Paraxial Gaussian Beam Analysis

  • 3 February 2020
  • 4 replies
  • 125 views

Userlevel 1

Hello,



I have a very simple system consisting just of a paraxial lens in sequential mode.

Using the paraxial gaussian beam analysis mode I discovered that the M2-value does not have impact on Rayleigh range

of the beam. How can this be? From my understanding z_Rayleigh is proportional to 1/M².

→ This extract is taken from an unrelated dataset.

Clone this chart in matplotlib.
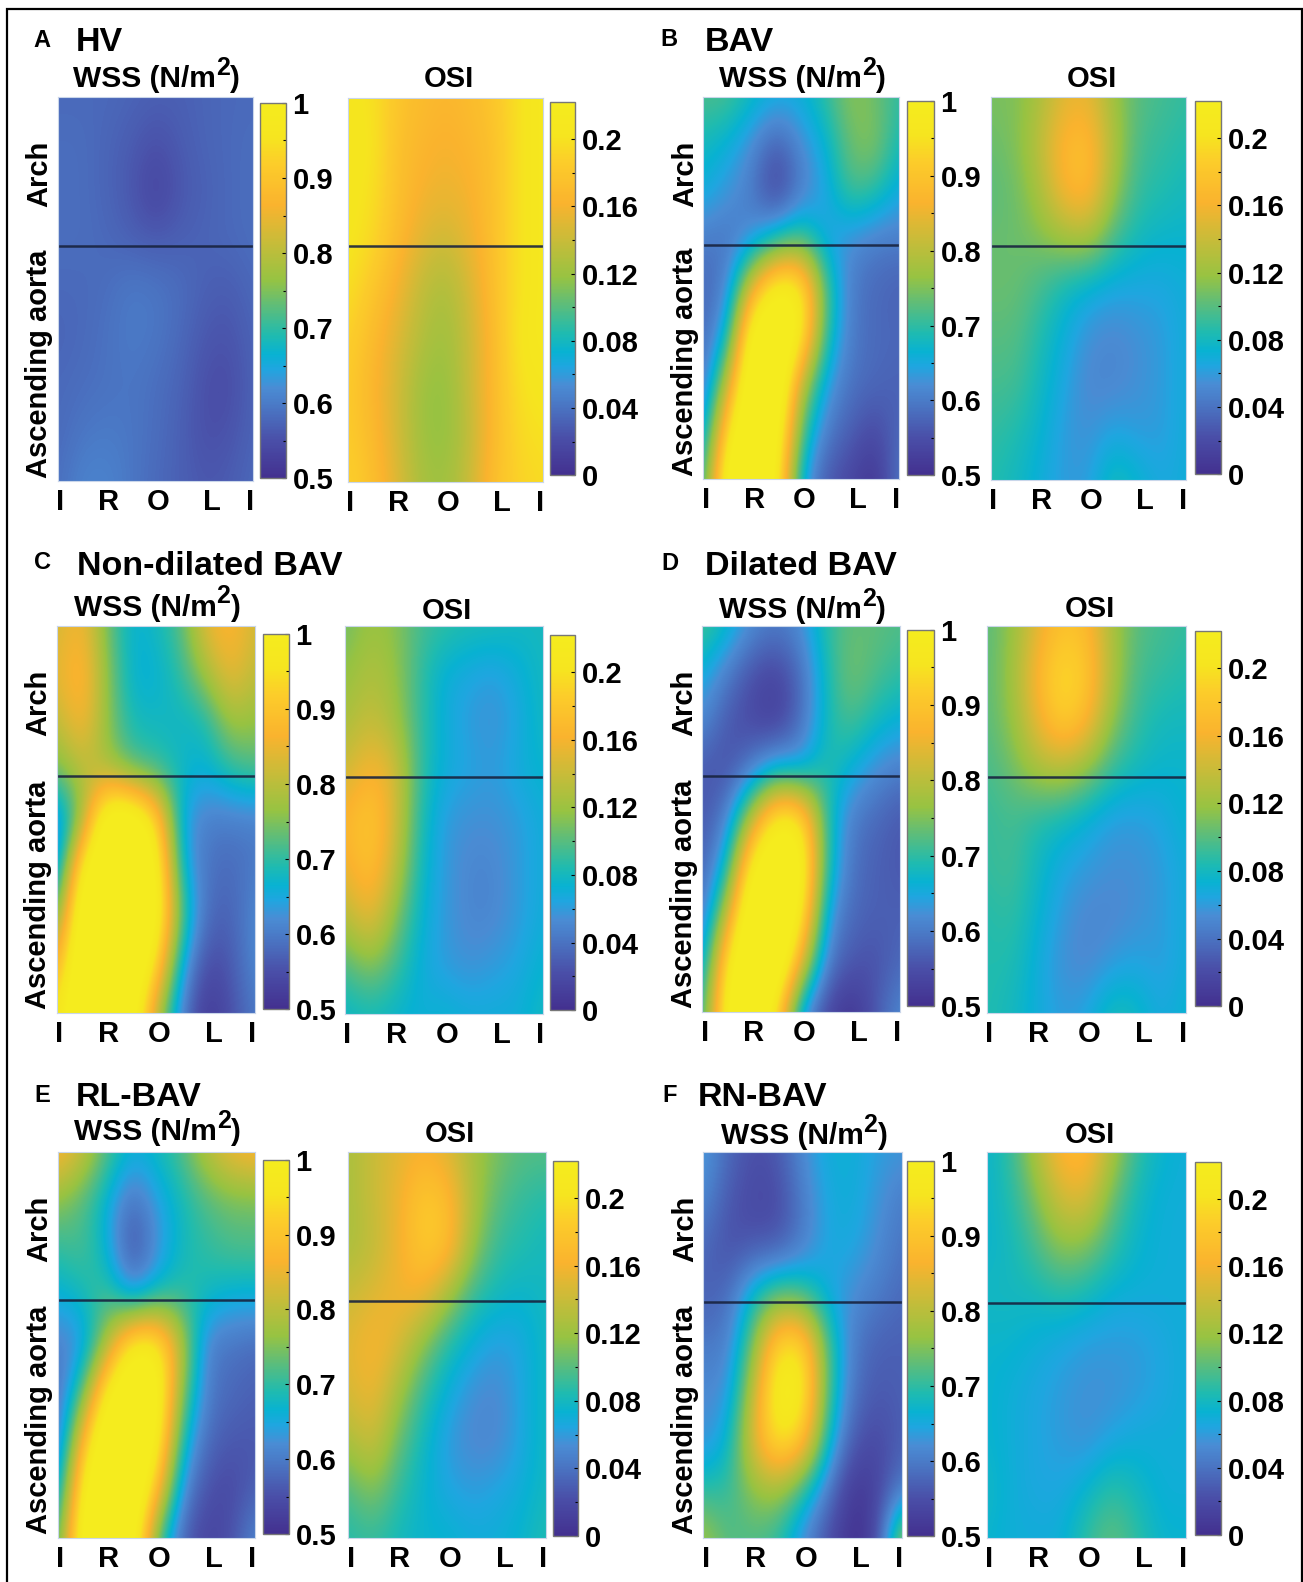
import matplotlib
matplotlib.use("Agg")
import matplotlib.pyplot as plt
from matplotlib.colors import LinearSegmentedColormap
from matplotlib.patches import Rectangle
import numpy as np

plt.rcParams['font.family'] = ['Liberation Sans', 'DejaVu Sans']
plt.rcParams['font.weight'] = 'bold'

wss_hv = [[.58,.58,.58,.575,.57,.57,.575,.58,.58],[.585,.585,.575,.565,.55,.565,.575,.58,.585],[.585,.585,.575,.56,.53,.56,.57,.58,.585],[.585,.585,.58,.57,.565,.57,.575,.58,.585],[.58,.58,.585,.60,.595,.585,.57,.565,.58],[.575,.58,.59,.60,.595,.58,.56,.555,.575],[.58,.585,.59,.595,.585,.575,.55,.545,.575],[.58,.595,.60,.595,.585,.57,.55,.555,.575],[.585,.61,.61,.595,.58,.57,.56,.565,.58]]
osi_hv = [[.205,.20,.18,.17,.165,.17,.18,.20,.21],[.205,.205,.175,.165,.16,.165,.175,.20,.21],[.205,.20,.175,.16,.155,.16,.175,.20,.21],[.205,.195,.17,.15,.14,.155,.175,.20,.21],[.20,.18,.16,.135,.125,.145,.175,.20,.21],[.19,.17,.15,.13,.12,.14,.17,.205,.21],[.185,.165,.145,.12,.115,.14,.17,.20,.205],[.185,.17,.145,.12,.115,.135,.17,.195,.20],[.19,.175,.15,.125,.12,.14,.175,.19,.195]]
wss_bav = [[.72,.72,.68,.66,.66,.70,.76,.74,.70],[.68,.66,.62,.56,.62,.66,.74,.76,.68],[.66,.63,.60,.52,.60,.64,.72,.70,.65],[.60,.59,.62,.68,.72,.64,.62,.60,.60],[.58,.60,.85,1.02,1.0,.72,.60,.58,.57],[.58,.65,1.05,1.1,1.0,.70,.60,.58,.58],[.58,.80,1.1,1.1,.80,.64,.59,.58,.57],[.62,.95,1.12,1.05,.72,.60,.57,.54,.58],[.68,1.05,1.15,1.0,.65,.56,.54,.50,.60]]
osi_bav = [[.11,.11,.125,.15,.155,.12,.10,.095,.09],[.105,.11,.135,.17,.175,.13,.095,.09,.085],[.10,.105,.125,.165,.175,.12,.09,.085,.08],[.105,.105,.11,.12,.125,.095,.08,.075,.075],[.105,.105,.095,.08,.07,.065,.065,.065,.07],[.10,.10,.085,.07,.055,.05,.055,.06,.07],[.095,.095,.08,.065,.05,.05,.055,.06,.07],[.09,.085,.075,.06,.055,.065,.06,.06,.07],[.085,.08,.07,.06,.06,.085,.075,.065,.07]]
wss_nondil = [[.82,.87,.74,.66,.68,.72,.85,.88,.82],[.84,.90,.76,.66,.66,.70,.78,.86,.80],[.80,.88,.76,.68,.68,.67,.68,.78,.76],[.74,.80,.78,.72,.70,.68,.66,.70,.72],[.60,.75,1.08,1.08,.95,.64,.60,.60,.60],[.60,1.0,1.1,1.1,1.03,.66,.59,.58,.60],[.72,1.08,1.1,1.1,1.05,.72,.58,.57,.62],[.85,1.1,1.1,1.1,.95,.65,.54,.56,.62],[.95,1.1,1.1,1.05,.80,.60,.51,.55,.60]]
osi_nondil = [[.105,.12,.115,.095,.09,.085,.085,.08,.08],[.115,.13,.12,.09,.07,.065,.06,.07,.08],[.125,.14,.125,.09,.07,.06,.055,.065,.08],[.14,.165,.15,.09,.07,.065,.06,.07,.075],[.165,.185,.15,.085,.06,.055,.055,.06,.07],[.155,.18,.14,.08,.06,.05,.05,.06,.07],[.13,.16,.115,.075,.06,.05,.05,.06,.07],[.095,.115,.095,.07,.06,.055,.06,.065,.075],[.075,.08,.075,.07,.075,.07,.07,.07,.08]]
wss_dil = [[.72,.68,.62,.60,.62,.70,.73,.73,.72],[.66,.60,.55,.53,.58,.68,.75,.72,.70],[.62,.56,.54,.52,.58,.68,.72,.68,.66],[.56,.55,.60,.66,.64,.70,.66,.62,.60],[.56,.60,.80,1.0,.98,.70,.60,.58,.56],[.57,.66,1.0,1.1,1.05,.70,.59,.57,.56],[.58,.8,1.1,1.1,1.0,.64,.58,.57,.57],[.62,.97,1.12,1.1,.85,.60,.56,.55,.58],[.68,1.02,1.12,.95,.62,.54,.50,.56,.62]]
osi_dil = [[.10,.115,.15,.175,.17,.125,.10,.095,.09],[.10,.12,.165,.2,.185,.13,.095,.09,.085],[.10,.115,.155,.19,.17,.115,.09,.08,.08],[.095,.105,.125,.13,.115,.09,.08,.075,.075],[.09,.095,.085,.08,.07,.06,.06,.065,.075],[.09,.095,.08,.065,.06,.055,.055,.06,.07],[.085,.09,.075,.06,.05,.05,.055,.06,.07],[.085,.085,.07,.055,.05,.06,.065,.06,.07],[.085,.08,.07,.06,.065,.085,.08,.065,.075]]
wss_rl = [[.88,.82,.72,.66,.68,.72,.80,.86,.88],[.76,.72,.66,.58,.64,.68,.72,.74,.74],[.70,.72,.66,.54,.62,.68,.70,.72,.72],[.66,.68,.72,.62,.68,.70,.68,.66,.66],[.60,.62,.78,1.0,1.0,.80,.60,.59,.58],[.58,.72,1.0,1.1,1.05,.75,.60,.58,.57],[.58,.88,1.1,1.1,1.02,.68,.58,.56,.56],[.62,1.0,1.12,1.1,.9,.62,.55,.54,.57],[.70,1.05,1.12,1.05,.72,.57,.53,.55,.62]]
osi_rl = [[.125,.14,.15,.16,.15,.125,.11,.10,.10],[.125,.14,.155,.185,.175,.13,.10,.09,.085],[.125,.135,.155,.185,.18,.12,.09,.085,.08],[.14,.15,.16,.16,.125,.09,.08,.075,.08],[.15,.165,.15,.115,.085,.07,.06,.065,.08],[.145,.16,.125,.09,.07,.055,.05,.065,.08],[.125,.145,.105,.08,.06,.05,.05,.065,.08],[.095,.115,.09,.075,.065,.06,.065,.07,.08],[.085,.09,.08,.075,.075,.07,.07,.075,.085]]
wss_rn = [[.64,.58,.55,.56,.62,.66,.66,.64,.63],[.62,.56,.54,.54,.60,.65,.66,.63,.60],[.58,.55,.56,.56,.60,.65,.65,.62,.59],[.57,.58,.68,.74,.72,.65,.62,.60,.58],[.60,.60,.74,.95,.96,.72,.60,.57,.57],[.62,.62,.80,1.02,1.0,.72,.59,.56,.57],[.62,.66,.84,.97,.92,.68,.56,.54,.57],[.70,.70,.76,.78,.70,.60,.51,.53,.60],[.78,.72,.72,.70,.62,.55,.50,.53,.80]]
osi_rn = [[.075,.09,.13,.17,.175,.13,.09,.075,.07],[.075,.085,.11,.145,.15,.105,.08,.07,.07],[.075,.08,.095,.115,.11,.09,.075,.07,.07],[.08,.08,.08,.085,.08,.07,.07,.07,.07],[.075,.075,.07,.065,.06,.06,.06,.065,.07],[.075,.07,.065,.06,.055,.055,.06,.065,.07],[.075,.07,.065,.06,.055,.065,.07,.07,.07],[.08,.07,.065,.065,.075,.09,.08,.07,.07],[.075,.07,.07,.07,.09,.105,.09,.075,.075]]

angle_labels = ['I', 'R', 'O', 'L', 'I']
wss_ticks = [0.5, 0.6, 0.7, 0.8, 0.9, 1]
wss_ticklabels = ['0.5', '0.6', '0.7', '0.8', '0.9', '1']
osi_ticks = [0, 0.04, 0.08, 0.12, 0.16, 0.2]
osi_ticklabels = ['0', '0.04', '0.08', '0.12', '0.16', '0.2']
region_labels = ['Arch', 'Ascending aorta']
panel_letters = ['A', 'B', 'C', 'D', 'E', 'F']
panel_titles = ['HV', 'BAV', 'Non-dilated BAV', 'Dilated BAV', 'RL-BAV', 'RN-BAV']

parula = LinearSegmentedColormap.from_list('parula_like', [
    (0.00, '#43308f'), (0.10, '#4a4fa8'), (0.20, '#4a7cc8'), (0.24, '#4a8cd4'),
    (0.29, '#1fa6e0'), (0.33, '#08b2d2'), (0.38, '#1fbbb0'), (0.46, '#5fbd78'),
    (0.53, '#97c342'), (0.64, '#cdbb38'), (0.73, '#fab32e'), (0.84, '#fccd2a'),
    (0.91, '#f6e51f'), (1.00, '#f5ec1e')])

S = 1303 / 1291
W, H = 1303, 1582
fig = plt.figure(figsize=(W / 100, H / 100), dpi=100, facecolor='white')

def box(x0, x1, y0, y1):
    x0, x1, y0, y1 = x0 * S, x1 * S, y0 * S, y1 * S
    return [x0 / W, 1 - y1 / H, (x1 - x0) / W, (y1 - y0) / H]

fig.add_artist(Rectangle((7 / W, 1 - 1590 / H), 1295 / W, 1581 / H, transform=fig.transFigure,
                         fill=False, ec='black', lw=1.6))

def ftext(x, y, s, **kw):
    fig.text(x * S / W, 1 - y * S / H, s, fontweight='bold', **kw)

def heat(data, rect, line_y, cbar_rect, vmin, vmax, ticks, labels, minor):
    x0, x1, y0, y1 = rect
    ax = fig.add_axes(box(x0, x1, y0, y1))
    z = np.array(data)
    nr, nc = z.shape
    dx, dy = 0.5 / (nc - 1), 0.5 / (nr - 1)
    im = ax.imshow(z, cmap=parula, vmin=vmin, vmax=vmax, aspect='auto', interpolation='bicubic',
                   extent=(-dx, 1 + dx, 1 + dy, -dy))
    ax.set_xlim(0, 1)
    ax.set_ylim(1, 0)
    ax.axhline((line_y - y0) / (y1 - y0), color='#18233f', lw=1.8, alpha=0.9)
    ax.set_yticks([])
    ax.set_xticks([0.012, 0.26, 0.515, 0.79, 0.985])
    ax.set_xticklabels(angle_labels, fontsize=21, fontweight='bold')
    ax.tick_params(axis='x', length=0, pad=5)
    for s in ax.spines.values():
        s.set_color('#c9d6ea')
        s.set_linewidth(0.8)
    cax = fig.add_axes(box(*cbar_rect))
    cb = fig.colorbar(im, cax=cax)
    cb.set_ticks(ticks)
    cb.set_ticklabels(labels)
    cb.set_ticks(minor, minor=True)
    cax.tick_params(axis='y', which='major', direction='in', length=3, width=0.8, labelsize=21, pad=5)
    cax.tick_params(axis='y', which='minor', direction='in', length=2, width=0.8)
    for lab in cax.get_yticklabels():
        lab.set_verticalalignment('center_baseline')
    cb.outline.set_edgecolor('#777777')
    cb.outline.set_linewidth(1)
    return ax

wss_minor = [0.55, 0.65, 0.75, 0.85, 0.95]
osi_minor = [0.02, 0.06, 0.10, 0.14, 0.18]

panels = [
    dict(letter=0, lx=42, ly=40, tx=75, ty=42, wss=wss_hv, osi=osi_hv,
         w=(57, 251, 96, 477), wl=244, wc=(258, 283, 102, 474), wt=78,
         o=(345, 538, 97, 478), ol=244, oc=(545, 570, 101, 471), ot=78),
    dict(letter=1, lx=663, ly=39, tx=698, ty=42, wss=wss_bav, osi=osi_bav,
         w=(697, 891, 96, 475), wl=243, wc=(899, 925, 100, 471), wt=78,
         o=(982, 1175, 96, 476), ol=244, oc=(1184, 1210, 100, 470), ot=78),
    dict(letter=2, lx=42, ly=557, tx=76, ty=561, wss=wss_nondil, osi=osi_nondil,
         w=(56, 253, 620, 1004), wl=769, wc=(261, 286, 628, 1000), wt=602,
         o=(342, 538, 620, 1005), ol=770, oc=(545, 570, 629, 1001), ot=605),
    dict(letter=3, lx=664, ly=558, tx=699, ty=561, wss=wss_dil, osi=osi_dil,
         w=(696, 892, 620, 1003), wl=769, wc=(899, 925, 624, 997), wt=604,
         o=(978, 1175, 620, 1004), ol=770, oc=(1184, 1210, 625, 997), ot=603),
    dict(letter=4, lx=42, ly=1085, tx=75, ty=1087, wss=wss_rl, osi=osi_rl,
         w=(57, 253, 1141, 1524), wl=1288, wc=(261, 286, 1149, 1520), wt=1122,
         o=(345, 541, 1141, 1524), ol=1289, oc=(548, 573, 1150, 1522), ot=1124),
    dict(letter=5, lx=663, ly=1085, tx=691, ty=1087, wss=wss_rn, osi=osi_rn,
         w=(697, 894, 1141, 1524), wl=1290, wc=(899, 925, 1150, 1522), wt=1126,
         o=(978, 1175, 1141, 1524), ol=1291, oc=(1184, 1210, 1151, 1521), ot=1125),
]

for p in panels:
    heat(p['wss'], p['w'], p['wl'], p['wc'], 0.5, 1.0, wss_ticks, wss_ticklabels, wss_minor)
    heat(p['osi'], p['o'], p['ol'], p['oc'], 0.0, 0.222, osi_ticks, osi_ticklabels, osi_minor)
    ftext(p['lx'], p['ly'], panel_letters[p['letter']], ha='center', va='center', fontsize=17)
    ftext(p['tx'], p['ty'], panel_titles[p['letter']], ha='left', va='center', fontsize=24.5)
    x0, x1, y0, y1 = p['w']
    cx = (x0 + x1) / 2 + 2
    ftext(cx + 58, p['wt'], 'WSS (N/m', ha='right', va='center', fontsize=21.5)
    ftext(cx + 58, p['wt'] - 11, '2', ha='left', va='center', fontsize=18)
    ftext(cx + 71, p['wt'], ')', ha='left', va='center', fontsize=21.5)
    ox0, ox1 = p['o'][:2]
    ftext((ox0 + ox1) / 2 + 3, p['ot'], 'OSI', ha='center', va='center', fontsize=21)
    lab_x = x0 - 18
    ftext(lab_x, y0 + 0.2 * (y1 - y0), region_labels[0], rotation=90, ha='center', va='center', fontsize=21)
    ftext(lab_x, y0 + 0.693 * (y1 - y0), region_labels[1], rotation=90, ha='center', va='center', fontsize=21)

fig.savefig('out.png', dpi=100, facecolor='white')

https://www.primes.de/en/company/latest-news/what-aposs-new/new-detail/items/primestime-01-17-74.html



Looking into the manual I did not find any information what Zemax exactly calculates if M2>1.



Best regards

Dirk



 



4 replies

Userlevel 7
Badge +3
Hey Dirk,



This is an old discussion that has gone on as long as we've had this feature. The problem is that M^2 defines how much larger the beam size is compared to the embedded beam. Whether that size increase is due to the Rayleigh range changing, or the beam divergence changing is not stated explicitly. You can scale both of them by M, one of them by M^2, or one by any number and the other by its reciprocal times M2. 



What we do in the code is defined in the documentation:







In other words, we scale the beam size and divergence angle by M. We chose that because beam size and divergence angles are the most commonly measured parameters, but it is inherently ambiguous as to what is 'really' changing.
Userlevel 1
Hello Mark,



thanks for your answer.



Can you tell me on which page this is decribed in Siegman's famous book "Lasers"? Or can you tell me the name of the Siegman paper to which you relate?



From my point of view an undependency between rayleigh range and M2 does not make sense if you have aberrated (M²>1) TEM00 laser beams. Also the ISO norm which describes how to measure M² of TEM00 laser beams uses the formula where zR ~ 1/M².



Regards

Dirk  
Userlevel 2
Badge +1
Hi Dirk, 



Allow me to jump in here for Mark. I just did a little digging on this, and I believe that the paper you'll want to take a look at is "How to (Maybe) Measure Laser Beam Quality," from OSA's 1997 Annual Meeting. The section of interest should be "The 'embedded gaussian' picture." I couldn't find anything nearly as explicit in Siegman's Lasers.  



Siegman does identify some "Practical Problems with M^2" in the above paper, so I'd be interested to hear your additional thoughts on your comments about the Rayleigh range and M^2 above. Did you mean "independency" here?



Cheers,

Nick

@Mark.Nicholson

 Hello Mark,

I read your article about M2 definition in zemax, which I think is very good.
    1. I try to deduce the relationship between M2 and the waist size and the waist. I multiply the formula of the waist size by M, and the result is basically the same as the result of the Paraxial Gaussian Beam Data in ZEMAX. Is my formula correct?
    2. Another question, waist (in physical optics propagation) = waist size or waist (Paraxial Gaussian Beam data)? I don't really understand the difference between waist size and waist.